Supreme Court Justice Anthony Kennedy will be the keynote speaker at the GW Law Review Symposium, the school’s dean announced last Monday.

The symposium will begin Thursday, Oct. 15 and is traditionally a two-day event with several speakers and discussion panels.

Tickets to the symposium will be distributed to select Law School students, faculty and University officials, said Mark Taticchi, editor in chief of the GW Law Review. The law school will distribute the tickets to University officials and faculty and the Law Review will hold a lottery for the remaining 200 student tickets. Interested law students will have to enter their names in the lottery by Oct. 7, and winners will be announced on Oct. 9. Tickets will be free for winning students.

Kennedy’s address will either be held in Dorothy Betts Marvin Theatre or the Jack Morton Auditorium, although the final location has not been confirmed, Taticchi said.

Currently, Kennedy has requested that no media be allowed into the event, but the law school is looking for clarification from his chambers as to if that includes student media, the law school’s Assistant Director for Public Relations Claire Duggan said in an e-mail.

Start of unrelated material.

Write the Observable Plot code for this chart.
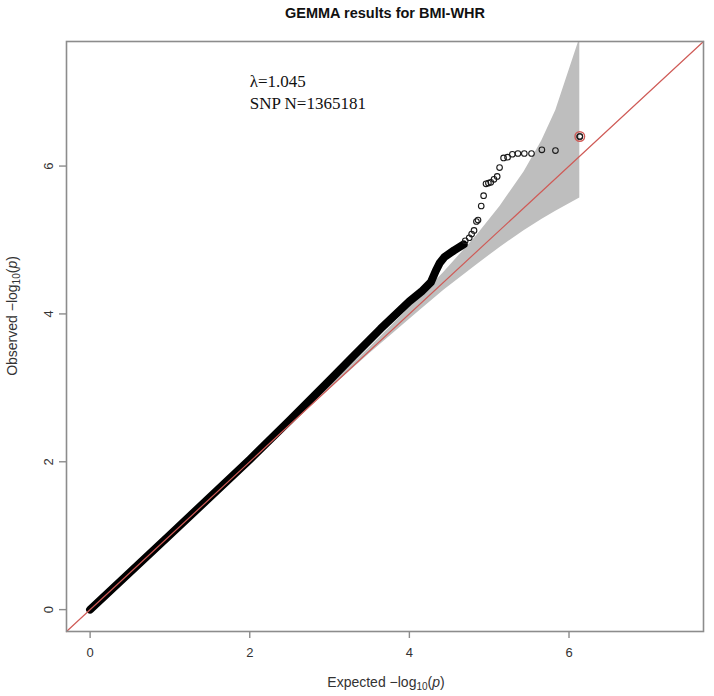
<!DOCTYPE html>
<html>
<head>
<meta charset="utf-8">
<script src="https://cdn.jsdelivr.net/npm/d3@7"></script>
<script src="https://cdn.jsdelivr.net/npm/@observablehq/plot@0.6"></script>
<style>
  html, body { margin: 0; padding: 0; background: #fff; }
  #chart svg { display: block; }
</style>
</head>
<body>
<div id="chart"></div>
<script>
// ---- Data ----
const titleText = "GEMMA results for BMI-WHR";
const annotationLines = ["λ=1.045", "SNP N=1365181"];
const axisTicks = [0, 2, 4, 6];
const axisDomain = [-0.296, 7.685];

// dense body of the QQ cloud (drawn as a thick band)
const bodyExpected = [0, 1, 2, 2.5, 3, 3.3, 3.64, 4.0, 4.15, 4.27, 4.33, 4.38, 4.44, 4.56, 4.68];
const bodyObserved = [0, 1.01, 2.03, 2.56, 3.1, 3.43, 3.8, 4.17, 4.3, 4.43, 4.58, 4.69, 4.77, 4.86, 4.94];

// sparse tail points (open circles)
const tailExpected = [4.70, 4.75, 4.78, 4.81, 4.84, 4.86, 4.90, 4.93, 4.96, 4.99, 5.02, 5.06, 5.10, 5.13, 5.18, 5.23, 5.29, 5.36, 5.44, 5.53, 5.66, 5.83, 6.135];
const tailObserved = [4.99, 5.03, 5.08, 5.13, 5.25, 5.27, 5.46, 5.60, 5.76, 5.77, 5.78, 5.82, 5.86, 5.98, 6.11, 6.12, 6.16, 6.17, 6.17, 6.17, 6.22, 6.21, 6.40];

// highlighted top SNP
const topSnpExpected = [6.135];
const topSnpObserved = [6.40];

// confidence band
const ciExpected = [0, 2.135, 3.135, 3.5, 4.135, 4.436, 4.834, 5.135, 5.436, 5.658, 5.834, 6.135];
const ciLower    = [0, 2.127, 3.109, 3.461, 4.05, 4.323, 4.656, 4.90, 5.125, 5.276, 5.389, 5.568];
const ciUpper    = [0, 2.144, 3.163, 3.543, 4.224, 4.566, 5.048, 5.454, 5.92, 6.34, 6.75, 7.73];

// ---- Build tables ----
const bodyData = bodyExpected.map((x, i) => ({x, y: bodyObserved[i]}));
const tailData = tailExpected.map((x, i) => ({x, y: tailObserved[i]}));
const topSnpData = topSnpExpected.map((x, i) => ({x, y: topSnpObserved[i]}));
const ciData = ciExpected.map((x, i) => ({x, lo: ciLower[i], hi: ciUpper[i]}));
const diagData = axisDomain;

const axisGray = "#8c8c8c";
const redLine = "#cf5b57";
const sans = "'Liberation Sans', Arial, Helvetica, sans-serif";

const chart = Plot.plot({
  width: 714,
  height: 696,
  marginLeft: 66,
  marginRight: 11,
  marginTop: 41,
  marginBottom: 65,
  style: {fontFamily: sans, fontSize: "13px", color: "#333", background: "#fff"},
  x: {domain: axisDomain, label: null},
  y: {domain: axisDomain, label: null},
  marks: [
    Plot.areaY(ciData, {x: "x", y1: "lo", y2: "hi", fill: "#bebebe", clip: true}),
    Plot.line(bodyData, {x: "x", y: "y", stroke: "#000", strokeWidth: 8, strokeLinecap: "round", strokeLinejoin: "round"}),
    Plot.dot(tailData, {x: "x", y: "y", r: 2.8, stroke: "#1a1a1a", strokeWidth: 1.1, fill: "none"}),
    Plot.dot(topSnpData, {x: "x", y: "y", r: 2.8, stroke: "#1a1a1a", strokeWidth: 1.1, fill: "none"}),
    Plot.dot(topSnpData, {x: "x", y: "y", r: 4.8, stroke: redLine, strokeWidth: 1.4, fill: "none"}),
    Plot.line(diagData, {x: d => d, y: d => d, stroke: redLine, strokeWidth: 1.2}),
    Plot.frame({stroke: axisGray, strokeWidth: 1.6}),
    Plot.axisX({ticks: axisTicks, tickSize: 7, tickPadding: 9, stroke: axisGray, strokeWidth: 1.4, fill: "#333", fontSize: 13, label: null}),
    Plot.axisY({ticks: axisTicks, tickSize: 7, tickPadding: 7, tickRotate: -90, stroke: axisGray, strokeWidth: 1.4, fill: "#333", fontSize: 13, label: null}),
    Plot.text([titleText], {frameAnchor: "top", dy: -34, text: d => d, fontWeight: "bold", fontSize: 14.5, fill: "#111", fontFamily: sans}),
    Plot.text([annotationLines[0]], {x: 2.0, y: 7.15, text: d => d, textAnchor: "start", fontFamily: "'Liberation Serif', 'Times New Roman', serif", fontSize: 17, fill: "#111"}),
    Plot.text([annotationLines[1]], {x: 2.0, y: 6.84, text: d => d, textAnchor: "start", fontFamily: "'Liberation Serif', 'Times New Roman', serif", fontSize: 17, fill: "#111"})
  ]
});

document.getElementById("chart").appendChild(chart);

// axis titles with subscript and italic p
const svgSel = d3.select(chart);
function addLabel(prefix, x, y, rotate) {
  const t = svgSel.append("text")
    .attr("font-family", sans)
    .attr("font-size", 14)
    .attr("fill", "#333")
    .attr("text-anchor", "middle")
    .attr("transform", `translate(${x},${y})` + (rotate ? ` rotate(${rotate})` : ""));
  t.append("tspan").text(prefix + " \u2212log");
  t.append("tspan").attr("font-size", 10).attr("dy", 3).text("10");
  t.append("tspan").attr("dy", -3).text("(");
  t.append("tspan").attr("font-style", "italic").text("p");
  t.append("tspan").text(")");
}
addLabel("Expected", 386, 687, 0);
addLabel("Observed", 17, 316, -90);
</script>
</body>
</html>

Taticchi said that Kennedy is, however, open to having his address streamed to law school classrooms so he could speak to more students. The school is trying to work out the technological issues that would allow for a broadcast of the event.

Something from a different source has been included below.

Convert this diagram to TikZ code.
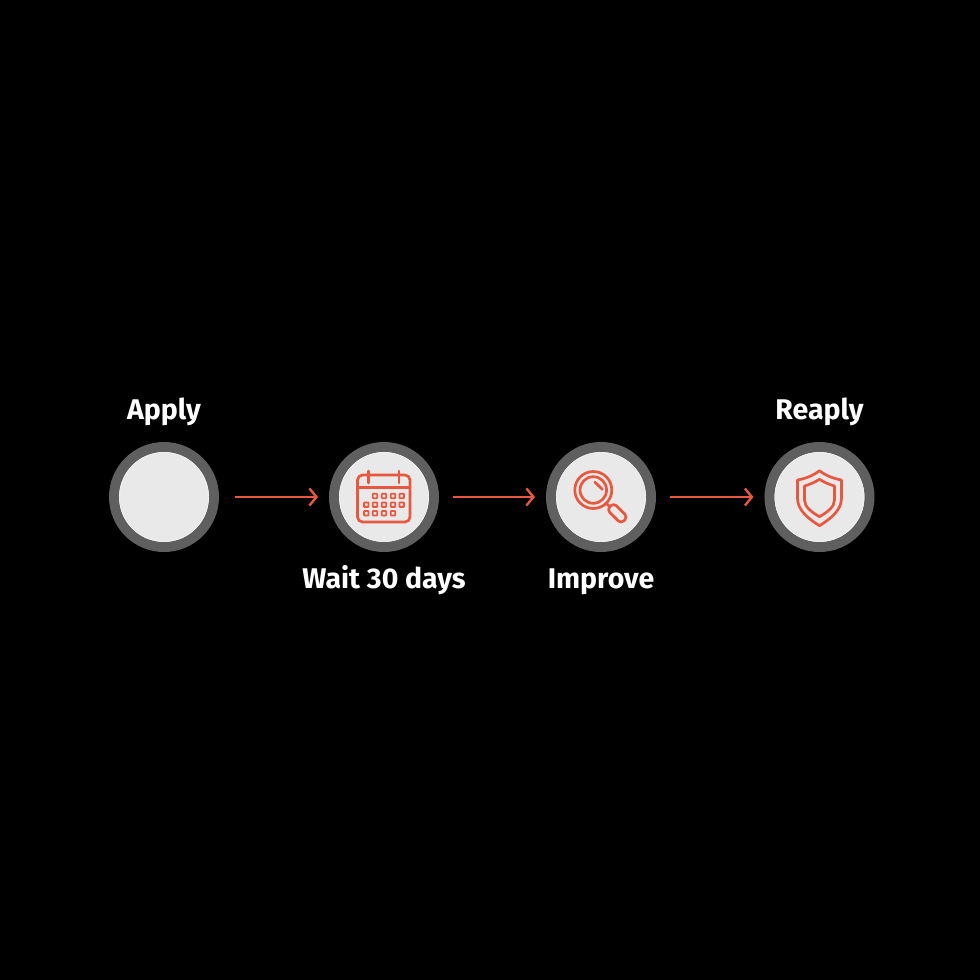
\documentclass[tikz,border=0pt]{standalone}
\usepackage{fontspec}
\setmainfont{Fira Sans}
\usetikzlibrary{arrows.meta,positioning}
\definecolor{ringgrey}{HTML}{5F5F5F}
\definecolor{diskgrey}{HTML}{E9E9E9}
\definecolor{iconred}{HTML}{E8583F}

\begin{document}
\begin{tikzpicture}[
  ringnode/.style={circle,draw=ringgrey,fill=diskgrey,line width=0.1cm,minimum size=1cm,inner sep=0pt},
  steplabel/.style={text=white,font=\fontsize{8.1pt}{9pt}\selectfont\bfseries,inner sep=0pt,text height=0.21cm,text depth=0.06cm},
  flowarrow/.style={draw=iconred,line width=0.024cm,-{Straight Barb[length=0.07cm,width=0.17cm,line width=0.024cm]}},
  iconline/.style={draw=iconred,line width=0.027cm,line join=round,line cap=round},
  iconbox/.style={draw=iconred,line width=0.018cm,rounded corners=0.005cm}]

\fill[black] (0,0) rectangle (9.8,9.8);

\node [ringnode] (apply) at (1.64,4.83) {};
\node [ringnode] (wait) at (3.84,4.83) {};
\node [ringnode] (improve) at (6.01,4.83) {};
\node [ringnode] (reply) at (8.195,4.83) {};

\foreach \n in {apply,wait,improve,reply}
  \draw[color=white!50!diskgrey,line width=0.006cm] (\n) circle (0.446);

\node [steplabel,above=0.16cm of apply] (applytext) {Apply};
\node [steplabel,below=0.15cm of wait] (waittext) {Wait 30 days};
\node [steplabel,below=0.15cm of improve] (improvetext) {Improve};
\node [steplabel,above=0.16cm of reply] (replytext) {Reaply};

\draw[flowarrow,shorten <=0.16cm,shorten >=0.11cm] (apply) -- (wait);
\draw[flowarrow,shorten <=0.14cm,shorten >=0.11cm] (wait) -- (improve);
\draw[flowarrow,shorten <=0.14cm,shorten >=0.11cm] (improve) -- (reply);

\begin{scope}[shift={(wait)},x=0.01cm,y=0.01cm]
\draw[iconline,rounded corners=0.05cm] (-26.5,-25) rectangle (26,22);
\draw[iconline] (-26.5,9.5) -- (26,9.5);
\draw[iconline] (-15.5,26) -- (-15.5,14);
\draw[iconline] (15,26) -- (15,14);
\foreach \x in {-9,0,9,17.7} \draw[iconbox] (\x-2.2,-1.2) rectangle (\x+2.2,3.2);
\foreach \x in {-17.7,-9,0,9,17.7} \draw[iconbox] (\x-2.2,-9.9) rectangle (\x+2.2,-5.5);
\foreach \x in {-17.7,-9,0,9} \draw[iconbox] (\x-2.2,-18.5) rectangle (\x+2.2,-14.1);
\end{scope}

\begin{scope}[shift={(improve)},x=0.01cm,y=0.01cm]
\draw[iconline] (-7.7,7) circle (18.5);
\draw[iconline] (-7.7,7) circle (13.3);
\draw[iconline] (-6.2,15) -- (1.5,7.5);
\draw[iconline] (5,-6) -- (9,-10);
\draw[iconline,rounded corners=0.04cm,rotate around={-45:(16.3,-16.3)}] (6.3,-21) rectangle (26.3,-11.6);
\end{scope}

\begin{scope}[shift={(reply)},x=0.01cm,y=0.01cm]
\draw[iconline] (0,26.3) .. controls (-7,21) and (-14,18.5) .. (-22,17) -- (-22,-1.5) .. controls (-22,-13) and (-11,-22) .. (0,-28.7) .. controls (11,-22) and (22,-13) .. (22,-1.5) -- (22,17) .. controls (14,18.5) and (7,21) .. cycle;
\draw[iconline] (0,17.7) .. controls (-5,14.5) and (-10,12.5) .. (-15,11) -- (-15,-3) .. controls (-15,-10) and (-8,-15) .. (0,-19.7) .. controls (8,-15) and (15,-10) .. (15,-3) -- (15,11) .. controls (10,12.5) and (5,14.5) .. cycle;
\end{scope}

\end{tikzpicture}
\end{document}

“We would try and have a way for the students to be able to ask him questions during his Q and A portion,” Taticchi said.

Presentations, panelists and speakers at this year’s symposium will concentrate on judicial review, Taticchi said.

Topics discussed during the symposium last year focused on ‘new analyses of intergenerational justice for a new century.’ Participants tried to answer the question, ‘What does our legal system owe future generations?’

The symposium also hosted a Supreme Court justice in 2005, when Ruth Bader Ginsburg delivered remarks about the late Chief Justice William Rehnquist.